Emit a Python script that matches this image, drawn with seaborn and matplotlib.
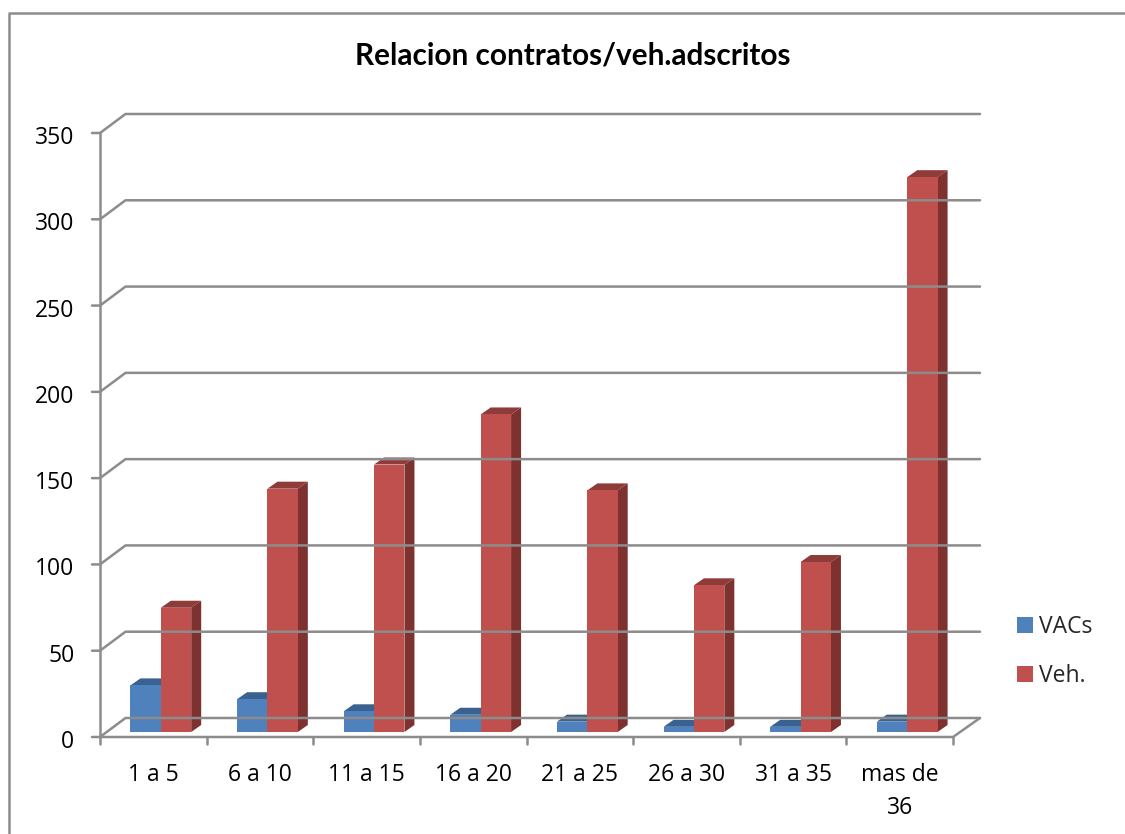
import pandas as pd
import matplotlib.pyplot as plt
import seaborn as sns
from matplotlib.lines import Line2D
from matplotlib.patches import Polygon
from matplotlib.transforms import Affine2D

# Datos
categorias = ["1 a 5", "6 a 10", "11 a 15", "16 a 20", "21 a 25", "26 a 30", "31 a 35", "mas de\n36"]
vacs = [27, 19, 12, 10, 6, 3, 3, 6]
veh = [72, 141, 155, 184, 140, 85, 98.5, 321.5]
ticks_y = [0, 50, 100, 150, 200, 250, 300, 350]
titulo = "Relacion contratos/veh.adscritos"

W, H = 1125, 834
GRIS = "#8c8c8c"
COLORES = {"VACs": "#4f81bd", "Veh.": "#c0504d"}
TECHO = {"VACs": "#3a6291", "Veh.": "#8f3b39"}
LADO = {"VACs": "#345a86", "Veh.": "#7d3230"}

df = pd.DataFrame({
    "cat": categorias * 2,
    "serie": ["VACs"] * len(vacs) + ["Veh."] * len(veh),
    "valor": vacs + veh,
})

sns.set_theme(style="white")
plt.rcParams["font.family"] = ["Open Sans", "DejaVu Sans"]

fig = plt.figure(figsize=(W / 100, H / 100), dpi=100)
# plano de las barras en pixeles: x 107.5-960.5, y 128-732
ax = fig.add_axes([107.5 / W, 1 - 732 / H, 853 / W, 604 / H])
ax.patch.set_alpha(0)

sns.barplot(df, x="cat", y="valor", hue="serie", palette=COLORES, width=0.57, gap=0,
            saturation=1, legend=False, ax=ax, order=categorias)
ax.set_xlim(-0.5, len(categorias) - 0.5)
ax.set_ylim(0, 350)
ax.set_xlabel("")
ax.set_ylabel("")
sns.despine(ax=ax, left=True, bottom=True)


def desplaza(dx, dy):
    return ax.transData + Affine2D().translate(dx, dy)


FRENTE = desplaza(-7.5, -5)
FONDO = desplaza(18, 14)
FONDO_DER = desplaza(19.5, 14)
lw = 1.8
x0, x1 = ax.get_xlim()

# paredes y rejilla
def px(t, x, y):
    return t.transform((x, y))


def linea(puntos, z=1):
    xs, ys = zip(*puntos)
    fig.add_artist(Line2D(xs, ys, transform=None, color=GRIS, lw=lw, zorder=z))


for v in ticks_y:
    p_front = px(FRENTE, x0, v)
    linea([p_front - (8, 0), p_front, px(FONDO, x0, v), px(FONDO_DER, x1, v)])
linea([px(FRENTE, x0, 0), px(FRENTE, x0, 350)])
linea([px(FRENTE, x0, 0), px(FRENTE, x1, 0), px(FONDO_DER, x1, 0)])
for i in range(len(categorias) + 1):
    p = px(FRENTE, x0 + i, 0)
    linea([p, p - (0, 7)])

# caras de profundidad de cada barra
prof = (10, 7)
for n, (serie, cont) in enumerate(zip(["VACs", "Veh."], ax.containers)):
    for bar in cont:
        bar.set_zorder(3 + 2 * n)
        bar.set_linewidth(0)
        xa, xb, h = bar.get_x(), bar.get_x() + bar.get_width(), bar.get_height()
        a, b, c = px(ax.transData, xa, h), px(ax.transData, xb, h), px(ax.transData, xb, 0)
        ax.add_patch(Polygon([a, b, b + prof, a + prof], transform=None, color=TECHO[serie], lw=0, zorder=2 + 2 * n, clip_on=False))
        ax.add_patch(Polygon([b, c, c + prof, b + prof], transform=None, color=LADO[serie], lw=0, zorder=2 + 2 * n, clip_on=False))

# textos de ejes
ax.set_yticks(ticks_y)
ax.tick_params(axis="both", length=0, labelsize=16.5, labelcolor="black")
ax.tick_params(axis="y", pad=0)
ax.set_xticks(range(len(categorias)))
ax.set_xticklabels(categorias, linespacing=1.52, va="top")
mueve_x = Affine2D().translate(-7.5, -26)
for lab in ax.get_xticklabels():
    lab.set_transform(lab.get_transform() + mueve_x)
mueve_y = Affine2D().translate(-33, -7)
for lab in ax.get_yticklabels():
    lab.set_transform(lab.get_transform() + mueve_y)

fig.text(573 / W, 1 - 55 / H, titulo, ha="center", va="center", fontsize=21.4, fontweight="bold", color="black",
         family=["Lato", "DejaVu Sans"])

# leyenda
handles = [plt.Rectangle((0, 0), 1, 1, color=COLORES[s], lw=0) for s in COLORES]
fig.legend(handles, list(COLORES), loc="upper left", bbox_to_anchor=(1008 / W, 1 - 606 / H), frameon=False,
           fontsize=16.5, handlelength=0.68, handleheight=0.68, handletextpad=0.27, labelspacing=1.08,
           borderpad=0.4, borderaxespad=0)

# marco del grafico
fig.add_artist(Line2D([9, 9, W], [0, H - 13, H - 13], transform=None, color=GRIS, lw=lw))

fig.savefig("out.png", dpi=100)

+-------+

*WHAT IS BEING ASKED*: Copy the listing over exactly, skipping the pictures it holds.

*RESPONSE TO THIS EXERCISE*:
Emit a Python script that matches this image, drawn with seaborn and matplotlib.
import pandas as pd
import matplotlib.pyplot as plt
import seaborn as sns
from matplotlib.lines import Line2D
from matplotlib.patches import Polygon
from matplotlib.transforms import Affine2D

# Datos
categorias = ["1 a 5", "6 a 10", "11 a 15", "16 a 20", "21 a 25", "26 a 30", "31 a 35", "mas de\n36"]
vacs = [27, 19, 12, 10, 6, 3, 3, 6]
veh = [72, 141, 155, 184, 140, 85, 98.5, 321.5]
ticks_y = [0, 50, 100, 150, 200, 250, 300, 350]
titulo = "Relacion contratos/veh.adscritos"

W, H = 1125, 834
GRIS = "#8c8c8c"
COLORES = {"VACs": "#4f81bd", "Veh.": "#c0504d"}
TECHO = {"VACs": "#3a6291", "Veh.": "#8f3b39"}
LADO = {"VACs": "#345a86", "Veh.": "#7d3230"}

df = pd.DataFrame({
    "cat": categorias * 2,
    "serie": ["VACs"] * len(vacs) + ["Veh."] * len(veh),
    "valor": vacs + veh,
})

sns.set_theme(style="white")
plt.rcParams["font.family"] = ["Open Sans", "DejaVu Sans"]

fig = plt.figure(figsize=(W / 100, H / 100), dpi=100)
# plano de las barras en pixeles: x 107.5-960.5, y 128-732
ax = fig.add_axes([107.5 / W, 1 - 732 / H, 853 / W, 604 / H])
ax.patch.set_alpha(0)

sns.barplot(df, x="cat", y="valor", hue="serie", palette=COLORES, width=0.57, gap=0,
            saturation=1, legend=False, ax=ax, order=categorias)
ax.set_xlim(-0.5, len(categorias) - 0.5)
ax.set_ylim(0, 350)
ax.set_xlabel("")
ax.set_ylabel("")
sns.despine(ax=ax, left=True, bottom=True)


def desplaza(dx, dy):
    return ax.transData + Affine2D().translate(dx, dy)


FRENTE = desplaza(-7.5, -5)
FONDO = desplaza(18, 14)
FONDO_DER = desplaza(19.5, 14)
lw = 1.8
x0, x1 = ax.get_xlim()

# paredes y rejilla
def px(t, x, y):
    return t.transform((x, y))


def linea(puntos, z=1):
    xs, ys = zip(*puntos)
    fig.add_artist(Line2D(xs, ys, transform=None, color=GRIS, lw=lw, zorder=z))


for v in ticks_y:
    p_front = px(FRENTE, x0, v)
    linea([p_front - (8, 0), p_front, px(FONDO, x0, v), px(FONDO_DER, x1, v)])
linea([px(FRENTE, x0, 0), px(FRENTE, x0, 350)])
linea([px(FRENTE, x0, 0), px(FRENTE, x1, 0), px(FONDO_DER, x1, 0)])
for i in range(len(categorias) + 1):
    p = px(FRENTE, x0 + i, 0)
    linea([p, p - (0, 7)])

# caras de profundidad de cada barra
prof = (10, 7)
for n, (serie, cont) in enumerate(zip(["VACs", "Veh."], ax.containers)):
    for bar in cont:
        bar.set_zorder(3 + 2 * n)
        bar.set_linewidth(0)
        xa, xb, h = bar.get_x(), bar.get_x() + bar.get_width(), bar.get_height()
        a, b, c = px(ax.transData, xa, h), px(ax.transData, xb, h), px(ax.transData, xb, 0)
        ax.add_patch(Polygon([a, b, b + prof, a + prof], transform=None, color=TECHO[serie], lw=0, zorder=2 + 2 * n, clip_on=False))
        ax.add_patch(Polygon([b, c, c + prof, b + prof], transform=None, color=LADO[serie], lw=0, zorder=2 + 2 * n, clip_on=False))

# textos de ejes
ax.set_yticks(ticks_y)
ax.tick_params(axis="both", length=0, labelsize=16.5, labelcolor="black")
ax.tick_params(axis="y", pad=0)
ax.set_xticks(range(len(categorias)))
ax.set_xticklabels(categorias, linespacing=1.52, va="top")
mueve_x = Affine2D().translate(-7.5, -26)
for lab in ax.get_xticklabels():
    lab.set_transform(lab.get_transform() + mueve_x)
mueve_y = Affine2D().translate(-33, -7)
for lab in ax.get_yticklabels():
    lab.set_transform(lab.get_transform() + mueve_y)

fig.text(573 / W, 1 - 55 / H, titulo, ha="center", va="center", fontsize=21.4, fontweight="bold", color="black",
         family=["Lato", "DejaVu Sans"])

# leyenda
handles = [plt.Rectangle((0, 0), 1, 1, color=COLORES[s], lw=0) for s in COLORES]
fig.legend(handles, list(COLORES), loc="upper left", bbox_to_anchor=(1008 / W, 1 - 606 / H), frameon=False,
           fontsize=16.5, handlelength=0.68, handleheight=0.68, handletextpad=0.27, labelspacing=1.08,
           borderpad=0.4, borderaxespad=0)

# marco del grafico
fig.add_artist(Line2D([9, 9, W], [0, H - 13, H - 13], transform=None, color=GRIS, lw=lw))

fig.savefig("out.png", dpi=100)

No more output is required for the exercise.